Le dernier roman d’Eric Paradisi nous conte l’histoire de Camille, née sous X avec pour particularité d’être hermaphrodite. Depuis La Peau des autres, un premier roman singulier et mystérieux, mais aussi Séquelles ordinaires (Gallimard, 2005, 2007), qui mettait en scène un couple d’amants, Eric Paradisi ne cesse d’explorer le corps sous toutes ses formes. Même les plus ambivalentes comme dans le délicat et très poétique Baiser sous X où l’écrivain s’aventure sur un terrain peu fréquenté et relativement risqué, l’hermaphrodisme, pour interroger un corps partagé entre deux identités, deux mères.
Né(e) d’un « baiser sans lendemain », Camille est dès sa naissance rejeté(e) par sa mère biologique, une jeune fille qui ne veut ou ne peut garder ce corps qui encombre le sien. A l’ambivalence de cette femme en déroute répond très vite celle d’un autre personnage : la mère adoptive, une femme stérile, qui peine à choisir le sexe de cet enfant nouveau venu. Moins perçu(e) comme une anomalie que comme une providence, l’hermaphrodite est accueilli(e) et choyé(e) par Bettina et sa fille, Margot. Dans la chaleur et la douceur d’un foyer que le mari a déserté, Camille va grandir sans être soumis(e) à la contrainte de choisir. Jusqu’au jour où la société se rappelle à lui/à elle, par l’entremise de l’école.
Prenant modèle sur sa soeur, c’est en petite fille qu’elle entre à la maternelle et appréhende l’univers clivé des cours de récréation et des codes de couleur. Avant de basculer sur l’autre versant, lors d’un été doux et lumineux, sous l’effet d’un baiser. Celui de Lola, son premier amour. Alors que Bettina lui révèle qu’elle n’est pas sa mère biologique, Camille décide de remiser ses robes, de couper ses cheveux, de corseter l’adolescente qui s’éveille en lui, afin de découvrir cet autre continent longtemps enfoui. Un continent qui lui révèle bien vite la douleur de n’être qu’une moitié des choses, qu’une illusion. Un fantasme dont vont se servir les photographes de mode…

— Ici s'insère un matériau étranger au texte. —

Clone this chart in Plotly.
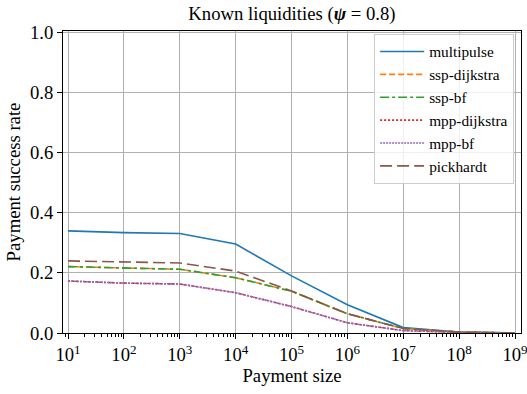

Abandonnant sa part masculine, Camille devient alors l’égérie d’un groupe de rock londonien, puis la muse d’un créateur new-yorkais. En fuite d’un corps qui l’isole, The Waif (« l’enfant abandonné ») comme le surnomment les magazines, s’expose, s’offre aux regards des autres, à leurs baisers, à défaut de pouvoir montrer son propre corps. Pour compenser, peut-être, l’absence d’une mère qu’elle croit un jour reconnaître sous les traits de Lady Lou, star de la musique électronique. Dès lors commence une autre quête tout aussi incertaine, comme l’est cet être à jamais ambivalent. Et si la vie de cette femme, sa mère, que Camille projette au fronton de ses nuits solitaires, n’était que le fruit d’un fantasme, celui de deux corps enfin réunis ?
Du corps absent et rêvé d’une mère à celui d’un être qui oscille entre deux identités sexuelles, ce récit a l’atmosphère étrange et envoûtante. Tout à la fois récit d’un apprentissage douloureux, d’une quête (celle d’un enfant et d’une mère), d’un amour maternel et fraternel à la tonalité incestueuse, Un baiser sous X navigue entre plusieurs genres. Telle n’est pas la moindre des qualités de ce roman indéterminé, dans lequel Eric Paradisi, porté par une écriture ciselée, oscille entre rêve et réalité, prosaïsme et poésie. Pour mieux envelopper son lecteur dans l’étreinte d’un baiser doux et sensuel.
Un baiser sous X – Un document de Eric Paradisi – Editions Fayard – Parution le 06 janvier 2010 -187 pages – 16,90 €.
Source : Christine Rousseau pour Le Monde.fr du 19 février 2010.